Anna Agustí-Panareda has spent the last few years modelling greenhouse gases in ECMWF’s Integrated Forecasting System (IFS) and is a key expert on the topic. She now helps to develop a system to monitor anthropogenic emissions of these gases.
Anna studied computational physics at the University of Edinburgh in Scotland. “I chose physics because I wanted to understand the fundamentals of how things work. Computational physics is a branch of physics where experiments are done using simulations, and I liked that,” she says.
During the last year of her four-year course, she took a unit in atmospheric physics. “The application of physics to the atmosphere was a discovery for me, which I then followed up,” she says. She did an MRes research course in meteorology, also in Edinburgh, followed by participating in a project on reconstructing climate records for mountain lake research in the geophysics department.
“I really liked research work, but then I realised that jobs involving research require a PhD, so I decided to do one in meteorology at the University of Reading in England,” Anna says. “I chose a topic that looked very interesting: the extratropical transition of tropical cyclones. It was not well understood at the time.”
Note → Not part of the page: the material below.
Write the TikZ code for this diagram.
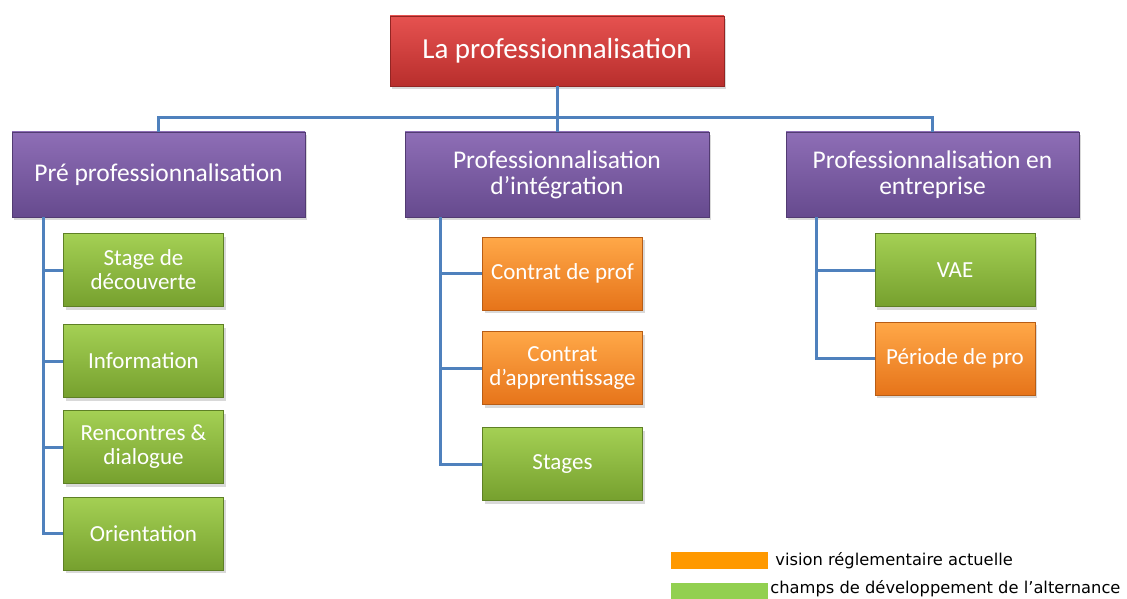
\documentclass[tikz,border=0pt]{standalone}
\usepackage{fontspec}
\setmainfont{Carlito}
\newfontfamily\legendfont{DejaVu Sans}
\usetikzlibrary{
    calc,
    shadows
}
\definecolor{linkblue}{RGB}{79,129,189}
\definecolor{redtop}{RGB}{230,82,80}
\definecolor{redbot}{RGB}{184,46,44}
\definecolor{purtop}{RGB}{142,110,182}
\definecolor{purbot}{RGB}{102,74,142}
\definecolor{grntop}{RGB}{164,208,84}
\definecolor{grnbot}{RGB}{118,160,46}
\definecolor{orgtop}{RGB}{255,168,72}
\definecolor{orgbot}{RGB}{230,116,26}
\definecolor{legorange}{RGB}{255,153,0}
\definecolor{leggreen}{RGB}{146,208,80}
\tikzset{
    every picture/.style = {
        x = 1pt,
        y = -1pt
    },
    box/.style = {
        rectangle,
        align = center,
        text = white,
        inner sep = 2pt,
        line width = 0.4pt,
        drop shadow = {shadow xshift = 2pt, shadow yshift = -3pt, opacity = 0.3}
    },
    rootbox/.style = {
        box,
        draw = redbot!80!black,
        top color = redtop,
        bottom color = redbot,
        minimum width = 334pt,
        minimum height = 70pt,
        font = \fontsize{29}{32}\selectfont
    },
    mainbox/.style = {
        box,
        draw = purbot!80!black,
        top color = purtop,
        bottom color = purbot,
        minimum width = 293pt,
        minimum height = 85pt,
        font = \fontsize{25.5}{26}\selectfont
    },
    childbox/.style = {
        box,
        minimum width = 160pt,
        minimum height = 73pt,
        font = \fontsize{23}{24}\selectfont
    },
    devbox/.style = {
        childbox,
        draw = grnbot!80!black,
        top color = grntop,
        bottom color = grnbot
    },
    regbox/.style = {
        childbox,
        draw = orgbot!80!black,
        top color = orgtop,
        bottom color = orgbot
    },
    link/.style = {
        draw = linkblue,
        line width = 3pt
    },
    legendkey/.style = {
        rectangle,
        minimum width = 97pt,
        minimum height = 17pt,
        inner sep = 0pt
    },
    legendtext/.style = {
        anchor = west,
        inner sep = 0pt,
        font = \legendfont\fontsize{16.3}{18}\selectfont
    }
}

\begin{document}
\begin{tikzpicture}
    \useasboundingbox (0,0) rectangle (1127,599);

    \coordinate (rootpt) at (557,51);
    \coordinate (prept) at (158.5,174.5);
    \coordinate (integpt) at (557,174.5);
    \coordinate (entpt) at (932.5,174.5);

    \node[rootbox] (root) at (rootpt) {La professionnalisation};
    \node[mainbox] (pre) at (prept) {Pré professionnalisation};
    \node[mainbox, minimum width = 304pt] (integ) at (integpt) {Professionnalisation\\d’intégration};
    \node[mainbox] (ent) at (entpt) {Professionnalisation en\\entreprise};

    % pré professionnalisation
    \node[devbox] (decouv) at (143.5,270) {Stage de\\découverte};
    \node[devbox] (info) at (143.5,361) {Information};
    \node[devbox] (renc) at (143.5,447) {Rencontres \&\\dialogue};
    \node[devbox] (orient) at (143.5,533.5) {Orientation};

    % intégration
    \node[regbox] (cprof) at (562.5,273.5) {Contrat de prof};
    \node[regbox] (capp) at (562.5,368) {Contrat\\d’apprentissage};
    \node[devbox] (stages) at (562.5,464) {Stages};

    % entreprise
    \node[devbox] (vae) at (955,270) {VAE};
    \node[regbox] (periode) at (955,358.5) {Période de pro};

    \draw[link] (root.south) -- (integ.north);
    \draw[link] (pre.north) -- ++(0,-14) -| (ent.north);

    \coordinate (preL) at ($(pre.south west)+(32,0)$);
    \coordinate (integL) at ($(integ.south west)+(36,0)$);
    \coordinate (entL) at ($(ent.south west)+(31,0)$);
    \foreach \c in {decouv, info, renc, orient}
        \draw[link] (preL) |- (\c.west);
    \foreach \c in {cprof, capp, stages}
        \draw[link] (integL) |- (\c.west);
    \foreach \c in {vae, periode}
        \draw[link] (entL) |- (\c.west);

    % legend
    \node[legendkey, fill = legorange] (keyreg) at (719.5,560.5) {};
    \node[legendtext] (txtreg) at ($(keyreg.east)+(7,0)$) {vision réglementaire actuelle};
    \node[legendkey, fill = leggreen] (keydev) at (719.5,591) {};
    \node[legendtext] (txtdev) at ($(keydev.east)+(2,-2)$) {champs de développement de l’alternance};
\end{tikzpicture}
\end{document}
Having completed the PhD successfully, she did three years of postdoctoral work in Reading on pollution transport in the troposphere. Anna then joined ECMWF in 2006, originally to work on an EU project on the West African monsoon called AMMA.
African field campaign
Anna supported a field campaign as part of AMMA. “That looked ideal because the West African monsoon is also very important for the genesis of tropical cyclones in the Atlantic, which I had already worked on.”
Tropical cyclones originating from Africa form in easterly waves, which grow from instabilities in the jet. The jet is formed because of a temperature gradient between the tropical region and the desert in the region of the Sahel. “There are a lot of physical processes interacting with the dynamics to produce precipitation during the monsoon,” she says. “The precipitation from the West African monsoon is very important for the rain-fed crops in the Sahel.”
The project was organising a field campaign, called an intensive observation period, and ECMWF sought to assimilate those observations into its analyses used to initialise weather forecasts. “Some observations arrived in time for this purpose. For others, I did a special reanalysis of weather conditions for this period. To get a positive impact from those observations, it was important to remove systematic errors from them.”
Atmospheric composition
The EU project Anna participated in was only temporary. Three years later, she obtained a position at ECMWF as part of a team working on the monitoring and forecasting of atmospheric composition.
Specifically, she was to work on the carbon cycle. “I first had to do some reading up on this to be up to date,” she says. “I’m really glad I got this job because the carbon cycle is a fascinating topic.”
She points out that it is very multi-disciplinary: it is important for meteorology, it affects climate change, and it is also linked to the land surface, which Anna had already worked on in her previous project.
She considered how vegetation contributes to the carbon cycle, and more generally she worked on various aspects associated with the modelling of the carbon cycle in the IFS. This required working closely with ECMWF’s land surface scientists and experts on vegetation modelling from other institutes, as well as colleagues working on numerical and physical aspects of tracer transport, and the atmospheric composition team at large.
Since 2014, ECMWF has been running the EU-funded Copernicus Atmosphere Monitoring Service (CAMS), which provides information related to air pollution and health, solar energy, greenhouse gases and climate forcing across the world. “I coupled the photosynthesis module and the soil module to the forecasting system ECMWF was developing for CAMS,” Anna says.
Towards monitoring anthropogenic emissions
Traditionally, the human contribution to the carbon cycle – for example through farming, energy production, industry, heating, and transport – has been incorporated in the IFS, for the analysis and forecast of atmospheric composition, as a prescribed set of emissions, updated on a yearly basis.
This is to change with the development of an operational anthropogenic greenhouse gas emissions Monitoring and Verification Support Capacity (CO2MVS), to be run by CAMS from 2026. The ultimate goal is to support climate change mitigation efforts, such as the Paris Agreement.
It started in 2017 with a first project called CHE (CO2 Human Emissions), followed by CoCO2 (Copernicus CO2 service), CORSO (CO2MVS Research on Supplementary Observations), and CATRINE (Carbon Atmospheric Tracer Research to Improve Numerical schemes and Evaluation).
CO2MVS will derive human-caused emissions of carbon dioxide (CO2) and methane (CH4) from atmospheric observations across the world.
Anna was involved in the projects preparing the ground for CO2MVS from the beginning. “I contributed to the writing of the proposals for CHE and CoCO2, and I was in charge of the work package on the integration of the results for the design of the prototype in the CHE project and its implementation within the IFS in the CoCO2 project.”
She is also one of the coordinators of the CATRINE project. CATRINE is looking in detail at one of the topics that is still being investigated: the modelling of the atmospheric transport of tracers, with an emphasis on long-lived greenhouse gases.
“Unless we tackle the problem of transport accuracy, we won’t be able to trust our emission estimation results,” Anna says. “It’s a relatively small project, but it’s important for the future of the CO2MVS.”